Texas House and Senate draft appropriations bill aims to address TDCJ challenges
The 88th Texas Legislative Session began January 10th and the House and Senate versions of the General Appropriations Bill specific to TDCJ has been filed.
AUSTIN, Texas (KBTX) -The Texas Department of Criminal Justice has taken on a lot of criticism in recent months, and for good reason.
Gonzalo Lopez, an escaped inmate, killed five members of a family in Leon County last year and investigations into the escape revealed several flaws inside the state’s prison system.
This legislative session lawmakers are putting a spotlight on funding for the TDCJ.
The appropriations bills as introduced would address needs lawmakers and TDCJ officials say are critical to managing the overall operation of the state’s prison and parole system.
With a billion-dollar surplus on hand local representatives say they want to make sure the TDJC has the tools and resources needed to operate smoothly.
“From the standpoint of what they asked for pay raises, money to fix units, delivery of health care, improvements to IT, security, and functionality, providing the tools that the correctional officers need to do their jobs,” says (R) House District 12 Representative Kyle Kacal. “We’ve got to make strides to do a better job to take care of these officers so they can do their job and you know with the budget surplus it looks like we’re tackling that there.”
A significant part of the proposed legislation addresses staffing challenges not just seen in the Lone Star State but at correctional facilities across the country.
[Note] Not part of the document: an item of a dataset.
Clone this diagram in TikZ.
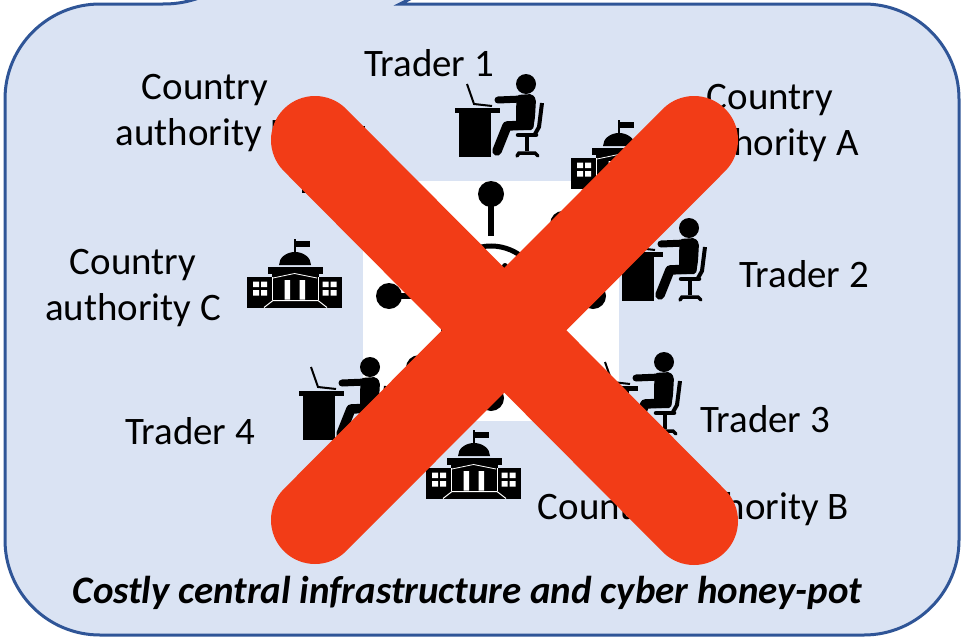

According to a summary provided by the TDCJ, the appropriations bill would provide s funding for a 5% increase for all TDCJ employees, with a minimum of $3,000 in FY 2024 and an additional 5% increase, with a minimum of $3,000 in FY 2025. The bill would also provide continued funding for a 15% Correctional Officer pay raise provided in April 2022 as well as $23.9 million to support body-worn cameras for correctional officers at 23 maximum security facilities and help maintain the FY22-23 budget funding levels s for major repair and renovation projects.
The bill as introduced would also maintain current funding levels for rehabilitation and reentry programs such as chaplaincy, reentry transitional coordinators, substance abuse treatment programs, and sex offender treatment programs.
Criminal justice experts say the proposed appropriations bill is a good start, but more funding is needed to improve sex offenders’ treatment programs, vocational rehabilitation, and reentry programs.
“It hasn’t been a huge increase in money going to these and a lot of times these figures get lost in the big picture because there are so many moving parts,” says Sam Houston State criminal justice professor Mitchel Roth.
Roth says a larger focus is also needed to improve mental health in TDCJ facilities.
“It’s well known that many prisoners do have mental health issues and you know when you have so many people in prison they don’t all get the same amount of help,” said Roth.